What do investment trust directors do?

When you buy an investment rust you may not think twice about its directors. But they are an important part of what makes investment trusts such a success, says Max King.

When an investment trust is performing well, its directors are almost invisible. An investor will probably skim through the chairman’s statement in the report & accounts before focusing on the manager’s report. 

Few investors attend annual general meetings, and if they do, they aren’t there for the directors.

So what, exactly, do the directors do – and why does it matter for investors like you and I? 

How investment trust directors hold managers accountable

The directors of an investment trust, all non-executive, look after the trust’s relations with counter-parties such as registrars, custodians and auditors – all the things that investors take for granted.

They examine reports from internal audit, compliance and risk controllers which are invisible to investors. They scrutinise the parts of the report and accounts that nobody reads. 

They shouldn’t – except on rare occasions – tell the investment managers what shares to buy or sell, because that undermines  the accountability of managers for performance. They do, however, influence performance in more subtle ways. 

They quiz the managers on holdings to ensure the investment rationale remains sound. They ensure the managers stick to the agreed investment mandate and that investments are compatible with it. 

They set limits to ensure individual holdings are not disproportionately large and monitor the number of holdings. 

They scrutinise unlisted investments, if allowed, and set the gearing policy, which allows the manager to borrow money to enhance performance on the basis that the likely returns exceed the cost. This also means approving the terms and provider of any loans and keeping an eye on its usage.

Most importantly, the directors should be supportive in difficult times but puncture over-confidence when things are going well; markets may be down or the trust’s area or style of investment out of favour. 

All investors go through rough patches, make mistakes or get unlucky – investments are made on the basis of probability, not uncertainty, so rational investments or strategies don’t necessarily perform well. At the other end of the scale is the old maxim “don’t confuse brains with a bull market.” Good performance isn’t necessarily clever.

If poor performance persists, directors need to decide whether the manager is at fault. If so, they can ask for an internal replacement (if the management company hasn’t already suggested it), move the management contract elsewhere, or change the mandate. 

These decisions may require consultation with the larger shareholders if they have not made their views known already. They can agree a merger with another trust or, in extremis, wind up the trust and return the proceeds to the shareholders.

The advantages trusts have over open-ended funds

That highlights a key difference with open-ended funds. The trust may carry the name of the fund management company, but the managers are just the hired hands under the terms of a contract of limited duration. The managers can be changed at the directors’ discretion, though the directors are accountable to investors. 

If an open-ended fund performs poorly and the management company fails to take action, the investor can only sell, perhaps triggering a tax liability. A change of investment manager, though, can give a trust a new lease of life.

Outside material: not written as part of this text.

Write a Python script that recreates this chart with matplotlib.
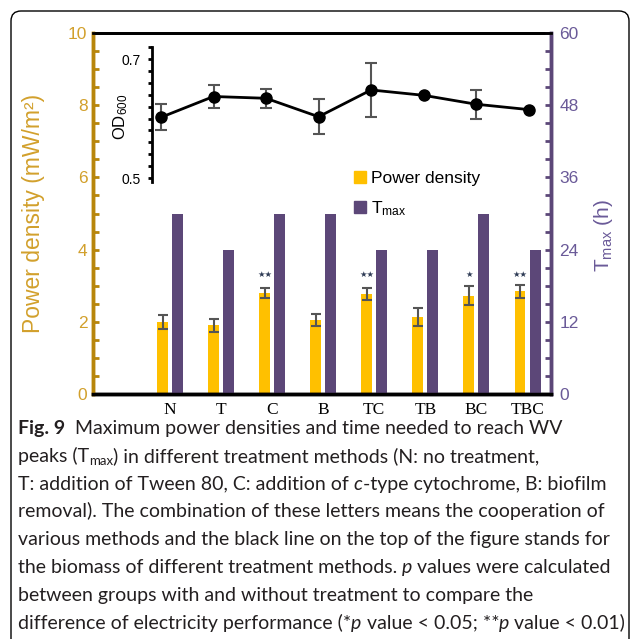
import numpy as np
import matplotlib.pyplot as plt
from matplotlib.patches import FancyBboxPatch, Patch
from matplotlib.transforms import IdentityTransform
from matplotlib.ticker import MultipleLocator

plt.rcParams['mathtext.fontset'] = 'custom'
plt.rcParams['mathtext.rm'] = 'Liberation Sans'
plt.rcParams['mathtext.it'] = 'Liberation Sans:italic'

#%% data
categories = ["N", "T", "C", "B", "TC", "TB", "BC", "TBC"]
power = [2.0, 1.9, 2.8, 2.05, 2.78, 2.13, 2.72, 2.85]
power_err = [0.2, 0.19, 0.13, 0.17, 0.17, 0.26, 0.26, 0.18]
tmax = [30, 24, 30, 30, 24, 24, 30, 24]
od600 = [0.602, 0.637, 0.634, 0.603, 0.648, 0.639, 0.624, 0.615]
od_err = [0.022, 0.019, 0.016, 0.029, 0.045, 0.0, 0.024, 0.0]
stars = ["", "", "**", "", "**", "", "*", "**"]

gold_spine = "#B8860B"
gold_txt = "#D2A02C"
yellow = "#FFC000"
purple = "#5C4778"
purple_txt = "#6A5A98"

#%% figure
fig = plt.figure(figsize=(6.3, 6.39), dpi=100)
W, H = 630, 639

ax = fig.add_axes([93 / W, 1 - 394 / H, 458 / W, 361 / H])
ax2 = ax.twinx()
x = np.arange(len(categories))
off, bw = 0.147, 0.215

ax.bar(x - off, power, bw, color=yellow, zorder=2)
ax.errorbar(x - off, power, yerr=power_err, fmt="none", ecolor="#555555",
            elinewidth=1.5, capsize=3.5, capthick=1.5, zorder=3)
ax2.bar(x + off, tmax, bw, color=purple, zorder=2)

for xi, s in zip(x, stars):
    if s:
        ax.text(xi - off, 3.3, "\u2605" * len(s), ha="center", va="center",
                fontsize=6, color="#2e3b55", zorder=4)

ax.set_xlim(-1.508, 7.46)
ax.set_ylim(0, 10)
ax2.set_ylim(0, 60)
ax.set_xticks(x)
ax.set_xticklabels(categories, fontfamily="Liberation Serif", fontsize=12.5)
ax.tick_params(axis="x", length=0, pad=6)

ax.yaxis.set_major_locator(MultipleLocator(2))
ax.yaxis.set_minor_locator(MultipleLocator(0.5))
ax.tick_params(axis="y", which="both", direction="in", color=gold_spine,
               width=2, length=4, labelcolor=gold_txt, labelsize=12.5, pad=4)
for lab in ax.get_yticklabels():
    lab.set_fontfamily("Liberation Sans")

ax2.yaxis.set_major_locator(MultipleLocator(12))
ax2.yaxis.set_minor_locator(MultipleLocator(3))
ax2.tick_params(axis="y", which="both", direction="in", color=purple,
                width=2, length=4, labelcolor=purple_txt, labelsize=12.5, pad=6)
for lab in ax2.get_yticklabels():
    lab.set_fontfamily("Liberation Sans")

for a in (ax, ax2):
    a.spines["top"].set_linewidth(2)
    a.spines["bottom"].set_linewidth(2.5)
    a.spines["left"].set_color(gold_spine)
    a.spines["left"].set_linewidth(2.5)
    a.spines["right"].set_color(purple)
    a.spines["right"].set_linewidth(2.5)

ax.set_ylabel("Power density (mW/m\u00b2)", fontfamily="Liberation Sans",
              fontsize=16.5, color=gold_txt)
ax.yaxis.set_label_coords(-0.105, 0.5)
ax2.set_ylabel(r"T$_{\rm max}$ (h)", fontfamily="Liberation Sans",
               fontsize=15, color=purple_txt, rotation=90)
ax2.yaxis.set_label_coords(1.09, 0.44)

#%% inset OD600
ins = fig.add_axes([152 / W, 1 - 182 / H, 399 / W, 135 / H])
ins.patch.set_alpha(0)
ins.errorbar(x, od600, yerr=od_err, color="black", lw=2, marker="o", ms=8,
             ecolor="#555555", elinewidth=1.5, capsize=4, capthick=1.5)
ins.set_xlim(-0.171, 7.425)
ins.set_ylim(0.4933, 0.7202)
for s in ("top", "right", "bottom"):
    ins.spines[s].set_visible(False)
ins.spines["left"].set_linewidth(2)
ins.set_xticks([])
ins.set_yticks([0.5, 0.6, 0.7])
ins.set_yticklabels(["0.5", "", "0.7"], fontfamily="Liberation Sans")
ins.yaxis.set_minor_locator(MultipleLocator(0.02))
ins.tick_params(axis="y", which="both", direction="out", length=3, width=2,
                labelsize=10, pad=5)
ins.set_ylabel(r"OD$_{600}$", fontfamily="Liberation Sans", fontsize=12)
ins.yaxis.set_label_coords(-0.055, 0.48)

#%% legend
handles = [Patch(color=yellow), Patch(color=purple)]
fig.legend(handles, ["Power density", r"T$_{\rm max}$"], loc="upper left",
           bbox_to_anchor=(354 / W, 1 - 171 / H), frameon=False,
           prop={"family": "Liberation Sans", "size": 12.5},
           handlelength=0.7, handleheight=0.7, handletextpad=0.3,
           labelspacing=0.75, borderaxespad=0, borderpad=0)

#%% border
box = FancyBboxPatch((11, -60), 618, 628 + 60, boxstyle="round,pad=0,rounding_size=10",
                     transform=IdentityTransform(), fill=False, ec="black", lw=1)
fig.patches.append(box)

#%% caption
REG = dict(family="Lato", size=14, color="#231f20")
lines = [
    [("Fig. 9", dict(weight="bold")), ("  Maximum power densities and time needed to reach WV", {})],
    [("peaks (T", {}), ("max", dict(size=9.5, sub=True)), (") in different treatment methods (N: no treatment,", {})],
    [("T: addition of Tween 80, C: addition of ", {}), ("c", dict(style="italic")), ("-type cytochrome, B: biofilm", {})],
    [("removal). The combination of these letters means the cooperation of", {})],
    [("various methods and the black line on the top of the figure stands for", {})],
    [("the biomass of different treatment methods. ", {}), ("p", dict(style="italic")), (" values were calculated", {})],
    [("between groups with and without treatment to compare the", {})],
    [("difference of electricity performance (*", {}), ("p", dict(style="italic")),
     (" value < 0.05; **", {}), ("p", dict(style="italic")), (" value < 0.01)", {})],
]
renderer = fig.canvas.get_renderer()
y0 = 434
for i, runs in enumerate(lines):
    xp = 18
    yp = y0 + i * 27.8
    for txt, kw in runs:
        kw = dict(kw)
        sub = kw.pop("sub", False)
        style = dict(REG)
        style.update(kw)
        t = fig.text(xp / W, 1 - (yp + (3 if sub else 0)) / H, txt, ha="left",
                     va="baseline", **style)
        xp += t.get_window_extent(renderer).width

fig.savefig("out.png", dpi=100)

A change of manager can also give the directors an opportunity to negotiate fees lower, a consistent trend for at least 20 years. Directors also have leverage on fees if they issue new shares, requiring lower fees in return for the additional funds managed. Given that the corporate costs of a trust are likely to be higher than for an open-ended fund for regulatory reasons, lower management charges are a useful compensation, and a way for directors to add value. 

They can add value by growing the trust, thereby spreading the costs that are fixed over more assets but also by calling a halt to expansion, thereby preventing any dis-economies of scale. These dis-economies can arise from having too large a pool of funds for an illiquid asset class.

As well as growing a trust, directors can shrink it through share repurchases, adding value if these are made at a discount to net asset value (NAV). This is rarely effective in reducing a discount if the underlying performance is poor and, if taken too far, can make the trust too small to be economic – but there are plenty of trusts that have bought back equity at a discount and then reissued it when the shares have risen to  a premium.

Open-ended funds are obliged to distribute substantially all their net income each year, but investment trusts have the discretion to retain up to 15% in reserves, enabling directors to smooth dividends by holding back income in the good years and releasing it in the bad. This is why many trusts have such a long record of increasing dividends. 

Directors are also able to distribute realised gains, allowing their trusts to pay a higher dividend than the asset class could otherwise finance. This enables trusts to offer an attractive yield without compromising total returns by investing in higher-yield equities.

The freedom of manoeuvre of directors may be limited by the impracticality of changing managers. They may give a failing manager the benefit of the doubt for too long, or jump out of the frying pan into the fire with the wrong change. They may fail to restrain an over-optimistic manager or force divestment at the wrong time. Boards of directors are certainly not infallible – but they are much better than having no independent sounding board at all.

The actions of directors are a drip-drip of positive actions, dwarfed by the underlying investment performance; but they accumulate over time. That investment performance is itself the consequence of a well-chosen manager, restrained in the good times, supported in the bad. Good managers readily accept that the scrutiny of directors, especially those ready to ask awkward questions, adds value. It is an important reason why, almost without exception, investment trusts out-perform open-ended funds, even those with the same manager and mandate.